1) a user creates a table through some external system like Hive or Spark
2) a user is able to see and query the table on the impalad, since it
fetched the table metadata direct from HMS
3) the user wants to drop the table from Impala. When it sends the request
to the catalogd, the catalogd will respond with a "table does not exist"
error.
4) the user, confused, may attempt to "show tables" again, and will
continue to see it existing.

At this point the only way to resolve the inconsistency would be some set
of invalidate queries. There are many other similar scenarios where a user
may get unexpected results or errors from DDLs based on the catalogd having
an older cached copy than the impalad is showing.

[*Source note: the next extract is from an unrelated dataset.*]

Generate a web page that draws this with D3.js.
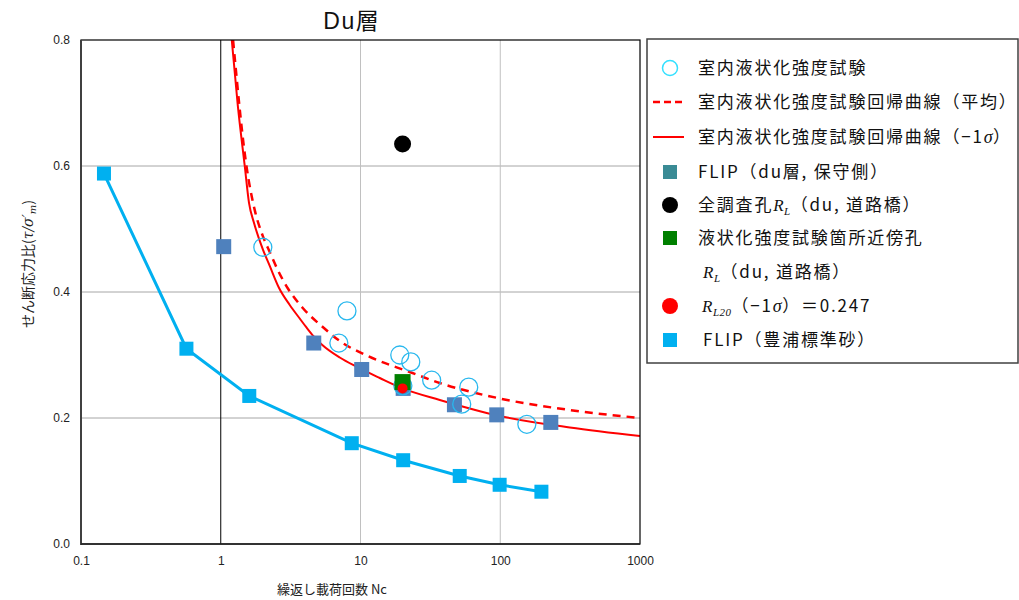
<!DOCTYPE html>
<html>
<head>
<meta charset="utf-8">
<script src="https://cdn.jsdelivr.net/npm/d3@7"></script>
<style>
  html, body { margin: 0; padding: 0; background: #fff; }
  svg { display: block; }
  .jp { font-family: "Noto Sans CJK JP", "Noto Sans", sans-serif; }
  .num { font-family: "Liberation Sans", Arial, sans-serif; }
</style>
</head>
<body>
<svg id="chart" width="1019" height="600"></svg>
<script>
// Laboratory liquefaction strength tests (open circles)
const labNc = [2.0, 7.0, 8.0, 19.1, 22.9, 20.1, 32.3, 59.5, 53, 155];
const labR  = [0.471, 0.319, 0.370, 0.300, 0.289, 0.251, 0.260, 0.249, 0.222, 0.190];

// Regression curve (mean), sampled
const meanNc = [1.225, 1.527, 1.751, 1.998, 2.242, 2.558, 3.016, 3.862, 5.370, 7.103, 11.27, 22.51, 36.91, 99.2, 314.5, 1000];
const meanR  = [0.800, 0.600, 0.530, 0.489, 0.4635, 0.435, 0.406, 0.3746, 0.3444, 0.3222, 0.2984, 0.273, 0.2556, 0.231, 0.2127, 0.200];

// Regression curve (-1 sigma), sampled
const sigNc = [1.199, 1.323, 1.485, 1.594, 1.722, 1.861, 2.007, 2.242, 2.614, 3.117, 3.675, 4.105, 4.629, 5.281, 7.103, 9.355, 13.73, 20, 36.91, 99.2, 314.5, 1000];
const sigR  = [0.800, 0.697, 0.600, 0.541, 0.511, 0.487, 0.467, 0.4413, 0.4063, 0.3794, 0.3579, 0.3437, 0.3294, 0.3167, 0.2960, 0.2814, 0.2635, 0.247, 0.2286, 0.2032, 0.1849, 0.1714];

// FLIP (du layer, conservative side)
const flipDuNc = [1.05, 4.63, 10.2, 20.2, 47, 94.4, 230];
const flipDuR  = [0.472, 0.319, 0.277, 0.247, 0.221, 0.205, 0.193];

// FLIP (Toyoura standard sand)
const toyouraNc = [0.146, 0.568, 1.6, 8.66, 20.2, 51.3, 99, 197];
const toyouraR  = [0.588, 0.310, 0.235, 0.160, 0.133, 0.108, 0.094, 0.083];

// Single points
const allHoleRL = { nc: 20, r: 0.635 };   // 全調査孔 R_L
const nearHoleRL = { nc: 20, r: 0.257 };  // 近傍孔 R_L
const rl20 = { nc: 20, r: 0.247 };        // R_L20(-1σ)

const xTicks = [0.1, 1, 10, 100, 1000];
const yTicks = [0, 0.2, 0.4, 0.6, 0.8];

const svg = d3.select("#chart");
const pL = 81, pR = 640, pT = 40, pB = 544;
const x = d3.scaleLog().domain([0.1, 1000]).range([pL, pR]);
const y = d3.scaleLinear().domain([0, 0.8]).range([pB, pT]);

// Gridlines
const grid = svg.append("g");
grid.selectAll("line.h").data(yTicks.filter(d => d > 0 && d < 0.8)).join("line")
  .attr("x1", pL).attr("x2", pR)
  .attr("y1", d => y(d)).attr("y2", d => y(d))
  .attr("stroke", "#a6a6a6").attr("stroke-width", 1);
grid.selectAll("line.v").data(xTicks.filter(d => d > 0.1 && d < 1000)).join("line")
  .attr("y1", pT).attr("y2", pB)
  .attr("x1", d => x(d)).attr("x2", d => x(d))
  .attr("stroke", d => d === 1 ? "#000" : "#c0c0c0").attr("stroke-width", 1);

// Axes (labels only)
const xAxis = svg.append("g").attr("transform", `translate(0,${pB})`)
  .call(d3.axisBottom(x).tickValues(xTicks).tickSize(0).tickPadding(12)
    .tickFormat(d => d < 1 ? "0.1" : d3.format("d")(d)));
xAxis.select(".domain").remove();
xAxis.selectAll("text").attr("class", "num").attr("font-size", 12).attr("fill", "#222");

const yAxis = svg.append("g").attr("transform", `translate(${pL},0)`)
  .call(d3.axisLeft(y).tickValues(yTicks).tickSize(0).tickPadding(11).tickFormat(d3.format(".1f")));
yAxis.select(".domain").remove();
yAxis.selectAll("text").attr("class", "num").attr("font-size", 12).attr("fill", "#222");

// Curves
const line = d3.line().x(d => x(d[0])).y(d => y(d[1])).curve(d3.curveMonotoneX);
svg.append("clipPath").attr("id", "plotclip").append("rect")
  .attr("x", pL).attr("y", pT).attr("width", pR - pL).attr("height", pB - pT);
const curves = svg.append("g").attr("clip-path", "url(#plotclip)");
curves.append("path").datum(d3.zip(sigNc, sigR)).attr("d", line)
  .attr("fill", "none").attr("stroke", "#ff0000").attr("stroke-width", 2);
curves.append("path").datum(d3.zip(meanNc, meanR)).attr("d", line)
  .attr("fill", "none").attr("stroke", "#ff0000").attr("stroke-width", 2.5)
  .attr("stroke-dasharray", "8,6");

// FLIP Toyoura line + markers
const lin = d3.line().x(d => x(d[0])).y(d => y(d[1]));
svg.append("path").datum(d3.zip(toyouraNc, toyouraR)).attr("d", lin)
  .attr("fill", "none").attr("stroke", "#00b0f0").attr("stroke-width", 3);
svg.append("g").selectAll("rect").data(d3.zip(toyouraNc, toyouraR)).join("rect")
  .attr("x", d => x(d[0]) - 7).attr("y", d => y(d[1]) - 7)
  .attr("width", 14).attr("height", 14).attr("fill", "#00b0f0");

// FLIP du squares
svg.append("g").selectAll("rect").data(d3.zip(flipDuNc, flipDuR)).join("rect")
  .attr("x", d => x(d[0]) - 7.5).attr("y", d => y(d[1]) - 7.5)
  .attr("width", 15).attr("height", 15).attr("fill", "#4f81bd");

// Lab test open circles
svg.append("g").selectAll("circle").data(d3.zip(labNc, labR)).join("circle")
  .attr("cx", d => x(d[0])).attr("cy", d => y(d[1])).attr("r", 9)
  .attr("fill", "none").attr("stroke", "#29b8ee").attr("stroke-width", 1.3);

// Near-hole R_L (green square)
svg.append("rect").attr("x", x(nearHoleRL.nc) - 8).attr("y", y(nearHoleRL.r) - 8)
  .attr("width", 16).attr("height", 16).attr("fill", "#008000");
// R_L20 red dot
svg.append("circle").attr("cx", x(rl20.nc)).attr("cy", y(rl20.r)).attr("r", 5).attr("fill", "#ff0000");
// All-hole R_L black dot
svg.append("circle").attr("cx", x(allHoleRL.nc)).attr("cy", y(allHoleRL.r)).attr("r", 8.5).attr("fill", "#000");

// Plot frame
svg.append("rect").attr("x", pL).attr("y", pT).attr("width", pR - pL).attr("height", pB - pT)
  .attr("fill", "none").attr("stroke", "#000").attr("stroke-width", 1.2);
svg.append("line").attr("x1", pL).attr("x2", pL).attr("y1", pT).attr("y2", pB + 1)
  .attr("stroke", "#404040").attr("stroke-width", 2);
svg.append("line").attr("x1", pL).attr("x2", pR).attr("y1", pB).attr("y2", pB)
  .attr("stroke", "#222").attr("stroke-width", 1.6);

// Title
{
  const t = svg.append("text").attr("x", 351).attr("y", 29)
    .attr("text-anchor", "middle").attr("font-size", 23).attr("fill", "#111");
  t.append("tspan").attr("class", "num").attr("letter-spacing", "1.5px").text("Du");
  t.append("tspan").attr("class", "jp").text("層");
}

// Axis titles
svg.append("text").attr("class", "jp").attr("x", 332).attr("y", 594)
  .attr("text-anchor", "middle").attr("font-size", 13).attr("fill", "#222").text("繰返し載荷回数 Nc");

const yt = svg.append("text").attr("class", "jp")
  .attr("transform", "translate(33,264) rotate(-90)")
  .attr("text-anchor", "middle").attr("font-size", 14).attr("fill", "#222");
yt.append("tspan").text("せん断応力比(");
yt.append("tspan").attr("font-family", "'DejaVu Serif', serif").attr("font-style", "italic").text("τ/σ′");
yt.append("tspan").attr("font-family", "'DejaVu Serif', serif").attr("font-style", "italic")
  .attr("font-size", 10).attr("dy", 3).text("m");
yt.append("tspan").attr("dy", -3).text(")");

// Legend
const lg = svg.append("g");
lg.append("rect").attr("x", 647).attr("y", 39).attr("width", 371).attr("height", 324)
  .attr("fill", "#fff").attr("stroke", "#404040").attr("stroke-width", 1.5);

const legendRows = [68, 102, 137, 172, 205, 238, 272, 306, 340];
const mx = 670, tx = 698;
const ls = "1.8px";
function legendText(yy, xx) {
  return lg.append("text").attr("class", "jp").attr("x", xx).attr("y", yy + 6)
    .attr("font-size", 17).attr("fill", "#111").attr("letter-spacing", ls);
}
function italic(t, s, size, dy) {
  const ts = t.append("tspan").attr("font-family", "'Liberation Serif', serif")
    .attr("font-style", "italic").attr("letter-spacing", "0.5px").text(s);
  if (size) ts.attr("font-size", size);
  if (dy) ts.attr("dy", dy);
  return ts;
}
// 1 open circle
lg.append("circle").attr("cx", mx).attr("cy", legendRows[0]).attr("r", 7.5)
  .attr("fill", "none").attr("stroke", "#33e0ff").attr("stroke-width", 1.5);
legendText(legendRows[0], tx).text("室内液状化強度試験");
// 2 dashed
lg.append("line").attr("x1", 653).attr("x2", 684).attr("y1", legendRows[1]).attr("y2", legendRows[1])
  .attr("stroke", "#ff0000").attr("stroke-width", 2.5).attr("stroke-dasharray", "7,4");
legendText(legendRows[1], tx).text("室内液状化強度試験回帰曲線（平均）");
// 3 solid
lg.append("line").attr("x1", 653).attr("x2", 684).attr("y1", legendRows[2]).attr("y2", legendRows[2])
  .attr("stroke", "#ff0000").attr("stroke-width", 2);
{
  const t = legendText(legendRows[2], tx);
  t.append("tspan").text("室内液状化強度試験回帰曲線（−1");
  italic(t, "σ", 18);
  t.append("tspan").text("）");
}
// 4 teal square
lg.append("rect").attr("x", mx - 7).attr("y", legendRows[3] - 7).attr("width", 14).attr("height", 14).attr("fill", "#3a8b95");
legendText(legendRows[3], tx).text("FLIP（du層, 保守側）");
// 5 black dot
lg.append("circle").attr("cx", mx).attr("cy", legendRows[4]).attr("r", 8).attr("fill", "#000");
{
  const t = legendText(legendRows[4], tx);
  t.append("tspan").text("全調査孔");
  italic(t, "R");
  italic(t, "L", 11, 4);
  t.append("tspan").attr("dy", -4).text("（du, 道路橋）");
}
// 6 green square
lg.append("rect").attr("x", mx - 7).attr("y", legendRows[5] - 7).attr("width", 14).attr("height", 14).attr("fill", "#008000");
legendText(legendRows[5], tx).text("液状化強度試験箇所近傍孔");
// 7 continuation
{
  const t = legendText(legendRows[6], 703);
  italic(t, "R");
  italic(t, "L", 11, 4);
  t.append("tspan").attr("dy", -4).text("（du, 道路橋）");
}
// 8 red dot
lg.append("circle").attr("cx", mx).attr("cy", legendRows[7]).attr("r", 8).attr("fill", "#ff0000");
{
  const t = legendText(legendRows[7], 702);
  italic(t, "R");
  italic(t, "L20", 11, 4);
  t.append("tspan").attr("dy", -4).text("（−1");
  italic(t, "σ", 18);
  t.append("tspan").text("）＝" + rl20.r.toFixed(3));
}
// 9 cyan square
lg.append("rect").attr("x", mx - 7).attr("y", legendRows[8] - 7).attr("width", 14).attr("height", 14).attr("fill", "#00b0f0");
legendText(legendRows[8], 703).text("FLIP（豊浦標準砂）");
</script>
</body>
</html>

One way to fix these issues would be to fully re-implement all of the DDL
statements without the tight interleaving with catalogd code. However, that
will take a certain amount of time and bring more risk due to the
complexity of those code paths.

Additionally, during the design phase there were various concerns raised
around the "fetch directly from source systems" approach, including:
1) increased load on source systems
2) potential for small semantics changes such as users who might rely on
REFRESH "freezing" the view of a table
3) loss of various fringe features such as non-persistent functions, which
currently are _only_ saved in catalogd memory
4) potentially more difficult to later implement "subscribe to source
system" type functionality where new files or objects are discovered
automatically

Given the above, plus the risks/effort of re-implementing DDL operations
decoupled from catalogd, I'm currently proposing that we shift the design
of the project a bit. Namely, instead of being "fetch granular metadata
on-demand from source systems with no catalogd", it will become "fetch
granular metadata on-demand from catalogd". The vast majority of the
refactoring work detailed at the top of this email is still relevant: the
planner still needs to operate on lighter-weight objects with different
properties than the catalog, and the machinery to switch around the
behavior still makes sense. It's just that the actual _source_ of metadata
will be a new RPC on the catalogd which allows on-demand granular metadata
retrieval.

A few other key points of this design are:

- the impalads, when they fetch metadata, can note the version number of
the catalog object that they fetched. This allows them to be sure that they
will never get "read skew" in their cache -- all pieces of metadata for a
given table need to have been read from the same version. Invalidation is
also much easier with these consistent version numbers.
- the catalogd, instead of broadcasting full catalog objects through the
statestore, now just needs to send out notices of object version number
changes. For example "table:functional.alltypes -> version 123". This
message can cause the impalads to invalidate the cache for that table for
any version less than 123, and all future queries are sure to re-fetch the
latest data on-demand.
- ideally we can make partition objects immutable, so that, given a
particular partition ID, we know that that ID will never be reused with
different data. On a REFRESH or other partition metadata change, a new ID
can be assigned to the partition. This allows us to safely cache partitions
(the largest bit of metadata) with long TTLs, and to do very cheap updates
after any update affects only a subset of partitions.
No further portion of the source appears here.